begin
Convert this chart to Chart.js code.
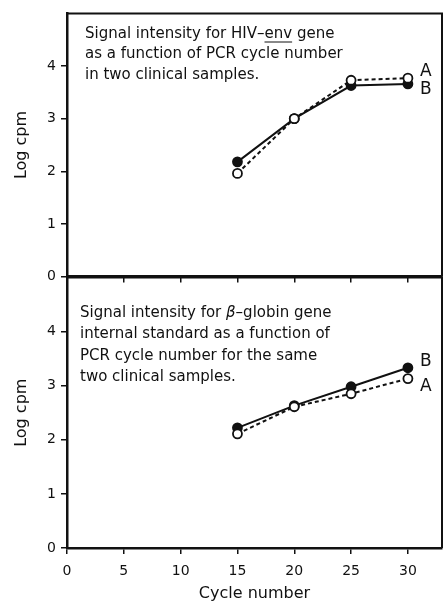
<!DOCTYPE html>
<html>
<head>
<meta charset="utf-8">
<script src="https://cdn.jsdelivr.net/npm/chart.js@4/dist/chart.umd.min.js"></script>
<style>
  html, body { margin: 0; padding: 0; background: #fff; }
  #wrap { position: relative; width: 443px; height: 603px; overflow: hidden; }
  canvas { position: absolute; left: 0; }
  #chart-env { top: 0; }
  #chart-globin { top: 264px; }
</style>
</head>
<body>
<div id="wrap">
  <canvas id="chart-env" width="443" height="290"></canvas>
  <canvas id="chart-globin" width="443" height="339"></canvas>
</div>
<script>
// data
const cycles = [15, 20, 25, 30];
const envA = [1.96, 3.0, 3.73, 3.77];
const envB = [2.18, 3.0, 3.63, 3.66];
const globinA = [2.11, 2.61, 2.85, 3.13];
const globinB = [2.22, 2.63, 2.98, 3.33];
const xTicks = [0, 5, 10, 15, 20, 25, 30];
const yTicks = [0, 1, 2, 3, 4];

const FONT = "'DejaVu Sans', sans-serif";
const INK = '#111';

// frame, caption text and A/B labels
const panelDecor = {
  id: 'panelDecor',
  afterDatasetsDraw(chart, args, opts) {
    const { ctx, chartArea: a } = chart;
    ctx.save();
    ctx.strokeStyle = INK;
    ctx.lineWidth = 2;
    ctx.beginPath();
    ctx.moveTo(a.left, a.top);
    ctx.lineTo(a.right, a.top);
    ctx.lineTo(a.right, a.bottom);
    ctx.stroke();

    ctx.fillStyle = INK;
    ctx.textBaseline = 'middle';
    opts.notes.forEach((line, i) => {
      let x = opts.noteX;
      const y = opts.noteY + i * opts.noteGap;
      line.forEach(seg => {
        ctx.font = (seg.i ? 'italic ' : '') + opts.noteFont;
        ctx.fillText(seg.t, x, y);
        const w = ctx.measureText(seg.t).width;
        if (seg.u) {
          ctx.lineWidth = 1;
          ctx.beginPath();
          ctx.moveTo(x, y + 8);
          ctx.lineTo(x + w, y + 8);
          ctx.stroke();
        }
        x += w;
      });
    });

    ctx.font = opts.labelFont;
    chart.data.datasets.forEach((ds, i) => {
      const meta = chart.getDatasetMeta(i);
      const pt = meta.data[meta.data.length - 1];
      ctx.fillText(ds.label, pt.x + 12, pt.y + opts.labelDy[i]);
    });
    ctx.restore();
  }
};

function series(label, values, open) {
  return {
    label: label,
    data: cycles.map((c, i) => ({ x: c, y: values[i] })),
    showLine: true,
    borderColor: INK,
    borderWidth: 2,
    borderDash: open ? [4, 3] : [],
    pointRadius: 4.5,
    pointBorderWidth: 1.8,
    pointBorderColor: INK,
    pointBackgroundColor: open ? '#fff' : INK
  };
}

function makePanel(id, seriesA, seriesB, opts) {
  new Chart(document.getElementById(id), {
    type: 'scatter',
    data: {
      datasets: [series('A', seriesA, true), series('B', seriesB, false)]
    },
    options: {
      responsive: false,
      animation: false,
      layout: { autoPadding: false, padding: { top: opts.padTop, right: 1, left: 0, bottom: 0 } },
      plugins: {
        legend: { display: false },
        tooltip: { enabled: false },
        panelDecor: opts.decor
      },
      scales: {
        x: {
          type: 'linear',
          min: 0,
          max: 33,
          afterBuildTicks: s => { s.ticks = xTicks.map(v => ({ value: v })); },
          afterFit: s => { s.height = opts.xHeight; },
          border: { display: true, color: INK, width: 2.5 },
          grid: { drawOnChartArea: false, drawTicks: true, tickLength: 6, color: INK, lineWidth: 1.5 },
          ticks: { display: opts.showX, color: INK, padding: 9, font: { family: FONT, size: 14 } },
          title: { display: opts.showX, text: 'Cycle number', color: INK, padding: { top: 2, bottom: 0 }, font: { family: FONT, size: 16 } }
        },
        y: {
          min: 0,
          max: 5,
          afterBuildTicks: s => { s.ticks = yTicks.map(v => ({ value: v })); },
          afterFit: s => { s.width = 67; },
          border: { display: true, color: INK, width: 2.5 },
          grid: { drawOnChartArea: false, drawTicks: true, tickLength: 6, color: INK, lineWidth: 1.5 },
          ticks: { color: INK, padding: 5, font: { family: FONT, size: 14 } },
          title: { display: true, text: 'Log cpm', color: INK, padding: { top: 12, bottom: 0 }, font: { family: FONT, size: 16 } }
        }
      }
    },
    plugins: [panelDecor]
  });
}

makePanel('chart-env', envA, envB, {
  padTop: 12, xHeight: 13, showX: false,
  decor: {
    noteX: 85, noteY: 34, noteGap: 20.5,
    noteFont: '15px ' + FONT,
    notes: [
      [{ t: 'Signal intensity for HIV\u2013' }, { t: 'env', u: true }, { t: ' gene' }],
      [{ t: 'as a function of PCR cycle number' }],
      [{ t: 'in two clinical samples.' }]
    ],
    labelFont: '17px ' + FONT,
    labelDy: [-7, 6]
  }
});

makePanel('chart-globin', globinA, globinB, {
  padTop: 13, xHeight: 55, showX: true,
  decor: {
    noteX: 80, noteY: 49, noteGap: 21.5,
    noteFont: '15px ' + FONT,
    notes: [
      [{ t: 'Signal intensity for ' }, { t: '\u03B2', i: true }, { t: '\u2013globin gene' }],
      [{ t: 'internal standard as a function of' }],
      [{ t: 'PCR cycle number for the same' }],
      [{ t: 'two clinical samples.' }]
    ],
    labelFont: '17px ' + FONT,
    labelDy: [8, -6]
  }
});
</script>
</body>
</html>
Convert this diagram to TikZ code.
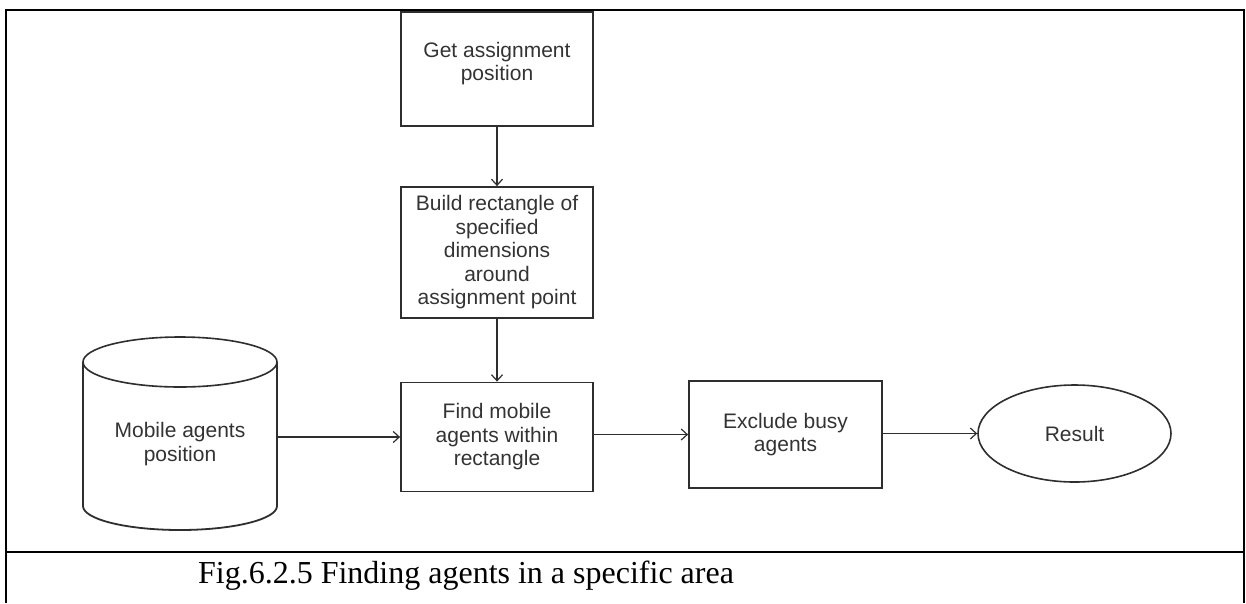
\documentclass[tikz,border=0pt]{standalone}
\usepackage{fontspec}
\setmainfont{Liberation Serif}
\newfontfamily\boxfont{Liberation Sans}
\usetikzlibrary{shapes.geometric,arrows.meta}
\definecolor{inkline}{HTML}{2E2E2E}
\definecolor{inktext}{HTML}{333333}
\tikzset{
  procbox/.style={draw=inkline, line width=1.8pt, rectangle, align=center,
    text=inktext, font=\boxfont\fontsize{21}{23.5}\selectfont,
    inner sep=0pt, minimum width=192pt},
  termnode/.style={draw=inkline, line width=1.6pt, ellipse, align=center,
    text=inktext, font=\boxfont\fontsize{21}{23.5}\selectfont,
    inner sep=0pt, minimum width=193pt, minimum height=97pt},
  flow/.style={draw=inkline, line width=1.5pt,
    -{Straight Barb[length=6pt,width=11pt,line width=1.2pt]}},
  frameline/.style={draw=black, line width=2.6pt}
}
\begin{document}
\begin{tikzpicture}[x=1pt,y=-1pt]
  \useasboundingbox (0,0) rectangle (1246,603);

  % table frame holding the figure and its caption
  \draw[frameline] (6,603) -- (6,10) -- (1244,10) -- (1244,603);
  \draw[frameline] (6,552) -- (1244,552);

  % process steps
  \node[procbox, minimum height=114pt] (get) at (497,69) {};
  \node[text=inktext, font=\boxfont\fontsize{21}{23.5}\selectfont, align=center,
        inner sep=0pt] (gettext) at (497,63.5) {Get assignment\\position};
  \node[procbox, minimum height=131pt] (build) at (497,252.5)
    {Build rectangle of\\specified\\dimensions\\around\\assignment point};
  \node[procbox, minimum height=109pt] (find) at (497,437)
    {Find mobile\\agents within\\rectangle};
  \node[procbox, minimum width=193pt, minimum height=107pt] (excl) at (785.5,434.5)
    {Exclude busy\\agents};
  \node[termnode] (result) at (1074.5,433.5) {Result};

  % data store: cylinder
  \draw[inkline, line width=1.8pt, fill=white]
    (83,362) -- (83,506) arc[start angle=180, end angle=360, x radius=97pt, y radius=24pt]
    -- (277,362);
  \draw[inkline, line width=1.6pt] (180,362) ellipse [x radius=97pt, y radius=25pt];
  \node[rectangle, inner sep=0pt, minimum width=194pt, minimum height=120pt,
        align=center, text=inktext, font=\boxfont\fontsize{21}{23.5}\selectfont]
    (store) at (180,444) {Mobile agents\\position};

  % connectors
  \draw[flow] (get.south) -- (build.north);
  \draw[flow] (build.south) -- (find.north);
  \draw[flow] (find.west -| store.east) -- (find.west);
  \draw[flow] (excl.west -| find.east) -- (excl.west);
  \draw[flow] (result.west -| excl.east) -- (result.west);

  % caption
  \node[anchor=base, font=\fontsize{32}{36}\selectfont, inner sep=0pt] (caption)
    at (466,583) {Fig.6.2.5 Finding agents in a specific area};
\end{tikzpicture}
\end{document}
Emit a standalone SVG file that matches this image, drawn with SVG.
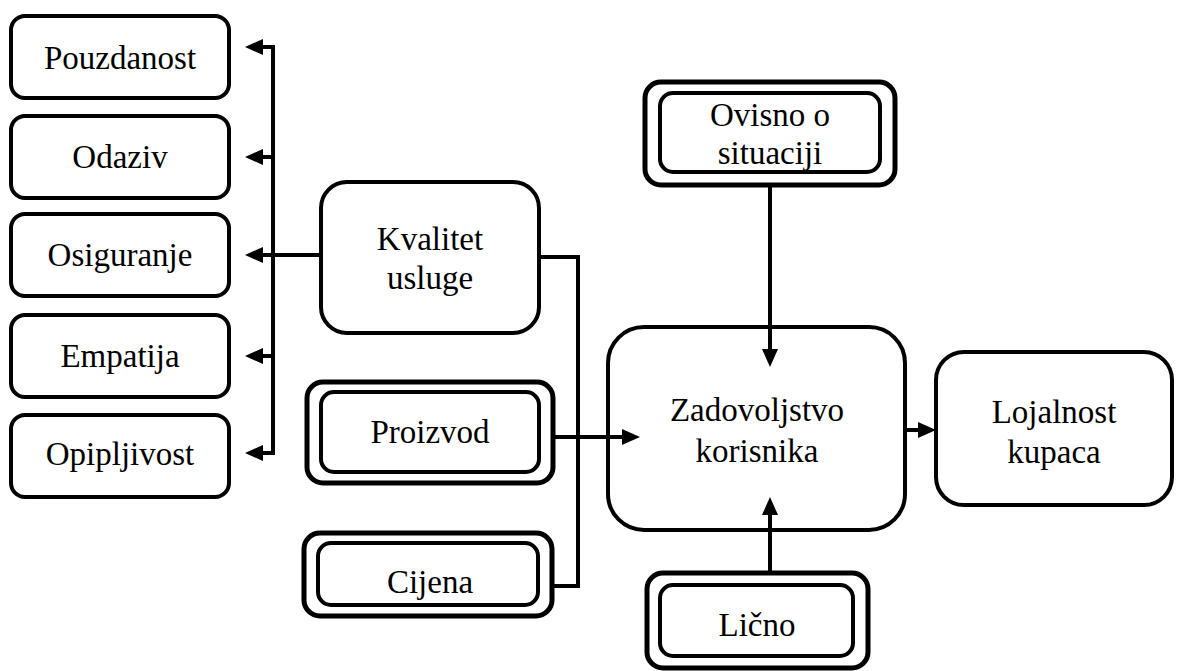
<svg xmlns="http://www.w3.org/2000/svg" width="1181" height="671" viewBox="0 0 1181 671">
  <style>
    .box { fill: #fff; stroke: #000; stroke-width: 4; }
    .outer { fill: #fff; stroke: #000; stroke-width: 5; }
    .inner { fill: none; stroke: #000; stroke-width: 4; }
    .lbl { font-family: 'Liberation Serif', 'Times New Roman', serif; font-size: 33px; fill: #000; text-anchor: middle; }
    .wire { fill: none; stroke: #000; stroke-width: 4; }
    .arrow { fill: none; stroke: #000; stroke-width: 4; marker-end: url(#head); }
  </style>
  <defs>
    <marker id="head" markerUnits="userSpaceOnUse" markerWidth="20" markerHeight="18" refX="2" refY="8" orient="auto">
      <path d="M0,0 L18,8 L0,16 z" fill="#000"/>
    </marker>
  </defs>
  <rect width="1181" height="671" fill="#fff"/>

  <!-- dimensions of service quality -->
  <g id="pouzdanost">
    <rect class="box" x="11" y="16" width="218" height="82" rx="14"/>
    <text class="lbl" x="120" y="69">Pouzdanost</text>
  </g>
  <g id="odaziv">
    <rect class="box" x="11" y="116" width="218" height="82" rx="14"/>
    <text class="lbl" x="120" y="168">Odaziv</text>
  </g>
  <g id="osiguranje">
    <rect class="box" x="11" y="214" width="218" height="82" rx="14"/>
    <text class="lbl" x="120" y="266">Osiguranje</text>
  </g>
  <g id="empatija">
    <rect class="box" x="11" y="315" width="218" height="82" rx="14"/>
    <text class="lbl" x="120" y="367">Empatija</text>
  </g>
  <g id="opipljivost">
    <rect class="box" x="11" y="415" width="218" height="82" rx="14"/>
    <text class="lbl" x="120" y="465">Opipljivost</text>
  </g>

  <g id="kvalitet-usluge">
    <rect class="box" x="321" y="182" width="218" height="151" rx="26"/>
    <text class="lbl" x="430" y="250">Kvalitet</text>
    <text class="lbl" x="430" y="289">usluge</text>
  </g>

  <g id="proizvod">
    <rect class="outer" x="307" y="382" width="246" height="101" rx="16"/>
    <rect class="inner" x="321" y="392" width="218" height="80" rx="13"/>
    <text class="lbl" x="430" y="443">Proizvod</text>
  </g>

  <g id="cijena">
    <rect class="outer" x="304" y="533" width="248" height="83" rx="16"/>
    <rect class="inner" x="318" y="543" width="220" height="62" rx="13"/>
    <text class="lbl" x="430" y="593">Cijena</text>
  </g>

  <g id="ovisno-o-situaciji">
    <rect class="outer" x="645" y="82" width="250" height="103" rx="16"/>
    <rect class="inner" x="660" y="93" width="220" height="79" rx="13"/>
    <text class="lbl" x="770" y="126">Ovisno o</text>
    <text class="lbl" x="770" y="164">situaciji</text>
  </g>

  <g id="zadovoljstvo-korisnika">
    <rect class="box" x="608" y="327" width="297" height="203" rx="36"/>
    <text class="lbl" x="757" y="421">Zadovoljstvo</text>
    <text class="lbl" x="757" y="462">korisnika</text>
  </g>

  <g id="licno">
    <rect class="outer" x="647" y="573" width="221" height="95" rx="16"/>
    <rect class="inner" x="660" y="585" width="193" height="71" rx="13"/>
    <text class="lbl" x="757" y="636">Lično</text>
  </g>

  <g id="lojalnost-kupaca">
    <rect class="box" x="936" y="352" width="236" height="153" rx="28"/>
    <text class="lbl" x="1054" y="423">Lojalnost</text>
    <text class="lbl" x="1054" y="463">kupaca</text>
  </g>

  <g id="connectors">
    <path class="wire" d="M273,45 V455"/>
    <path class="arrow" d="M275,47 H261"/>
    <path class="arrow" d="M275,157 H261"/>
    <path class="arrow" d="M275,255 H261"/>
    <path class="arrow" d="M275,356 H261"/>
    <path class="arrow" d="M275,453 H261"/>
    <path class="wire" d="M273,255 H321"/>
    <path class="wire" d="M539,257 H578 V586 H552"/>
    <path class="arrow" d="M553,437 H624"/>
    <path class="arrow" d="M770,185 V351"/>
    <path class="arrow" d="M770,573 V513"/>
    <path class="arrow" d="M905,430 H920"/>
  </g>
</svg>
end
• **To be done**
Start at the line with "Convert this diagram to TikZ code.", stop at the line with "(result) at (1074.5,433.5)", both lines included, and repeat that span exactly without its pictures.

• **Final result**
Convert this diagram to TikZ code.
\documentclass[tikz,border=0pt]{standalone}
\usepackage{fontspec}
\setmainfont{Liberation Serif}
\newfontfamily\boxfont{Liberation Sans}
\usetikzlibrary{shapes.geometric,arrows.meta}
\definecolor{inkline}{HTML}{2E2E2E}
\definecolor{inktext}{HTML}{333333}
\tikzset{
  procbox/.style={draw=inkline, line width=1.8pt, rectangle, align=center,
    text=inktext, font=\boxfont\fontsize{21}{23.5}\selectfont,
    inner sep=0pt, minimum width=192pt},
  termnode/.style={draw=inkline, line width=1.6pt, ellipse, align=center,
    text=inktext, font=\boxfont\fontsize{21}{23.5}\selectfont,
    inner sep=0pt, minimum width=193pt, minimum height=97pt},
  flow/.style={draw=inkline, line width=1.5pt,
    -{Straight Barb[length=6pt,width=11pt,line width=1.2pt]}},
  frameline/.style={draw=black, line width=2.6pt}
}
\begin{document}
\begin{tikzpicture}[x=1pt,y=-1pt]
  \useasboundingbox (0,0) rectangle (1246,603);

  % table frame holding the figure and its caption
  \draw[frameline] (6,603) -- (6,10) -- (1244,10) -- (1244,603);
  \draw[frameline] (6,552) -- (1244,552);

  % process steps
  \node[procbox, minimum height=114pt] (get) at (497,69) {};
  \node[text=inktext, font=\boxfont\fontsize{21}{23.5}\selectfont, align=center,
        inner sep=0pt] (gettext) at (497,63.5) {Get assignment\\position};
  \node[procbox, minimum height=131pt] (build) at (497,252.5)
    {Build rectangle of\\specified\\dimensions\\around\\assignment point};
  \node[procbox, minimum height=109pt] (find) at (497,437)
    {Find mobile\\agents within\\rectangle};
  \node[procbox, minimum width=193pt, minimum height=107pt] (excl) at (785.5,434.5)
    {Exclude busy\\agents};
  \node[termnode] (result) at (1074.5,433.5) {Result};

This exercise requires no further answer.